After the discovery of the New World, the land that became North Olmsted was originally part of the French colony of Canada (New France), which was ceded in 1763 to Great Britain and renamed Province of Quebec. In the late 18th century the land became part of the Connecticut Western Reserve in the Northwest Territory, then was purchased by the Connecticut Land Company in 1795.
In 1806, the vast tract of land comprising present-day North Olmsted, Olmsted Falls and Olmsted Township was purchased for $30,000 by Aaron Olmsted, a wealthy sea captain. In 1815, David Johnson Stearns of Vermont was followed by other pioneers from New England who established a settlement in the wilderness.
Earliest records show the area was called Kingston. In 1823 the people organized into a township called Lenox. In 1826, Aaron Olmsted's son, Charles Hyde Olmsted, offered to donate books from his father's personal collection in Connecticut, if the residents of Lenox agreed to change the name of the area to Olmstead to honor his father.
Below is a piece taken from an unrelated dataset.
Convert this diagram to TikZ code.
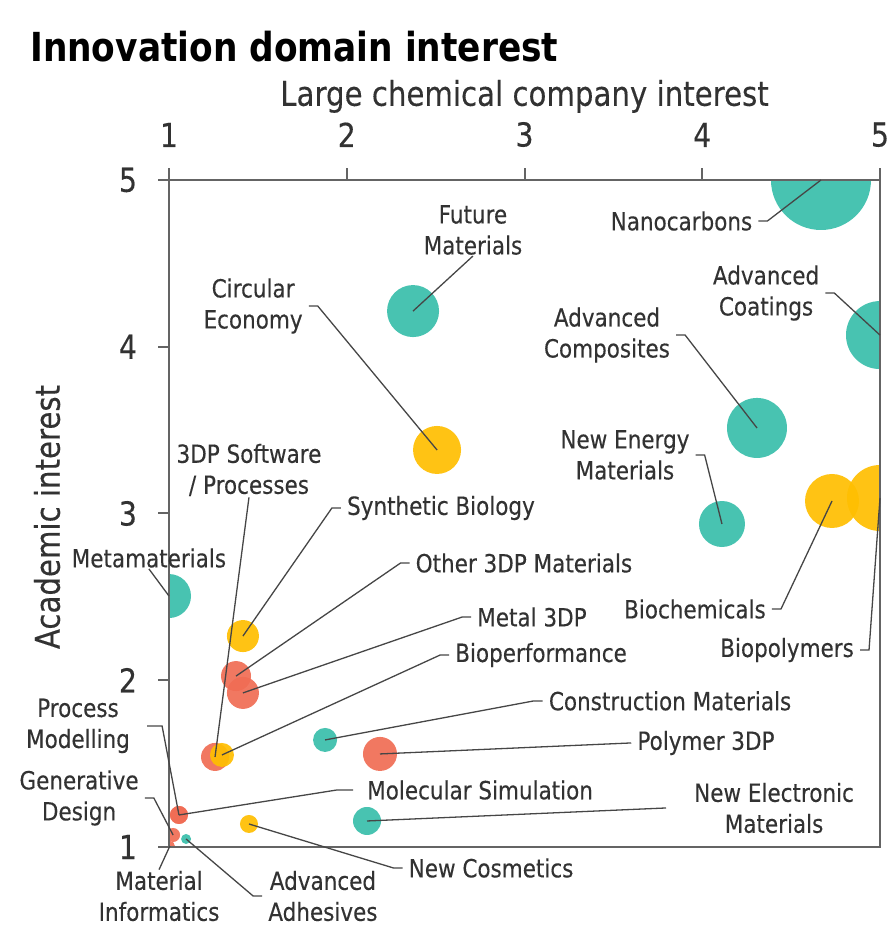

These books became known as the Ox Cart Library.
On March 1, 1931, the village of North Olmsted started the historical North Olmsted Municipal Bus Line, one of the first, as well as one of the oldest, municipal transit systems in the United States, which was in operation for over 74 years until March 20, 2005, when it was absorbed into the Greater Cleveland Regional Transit Authority.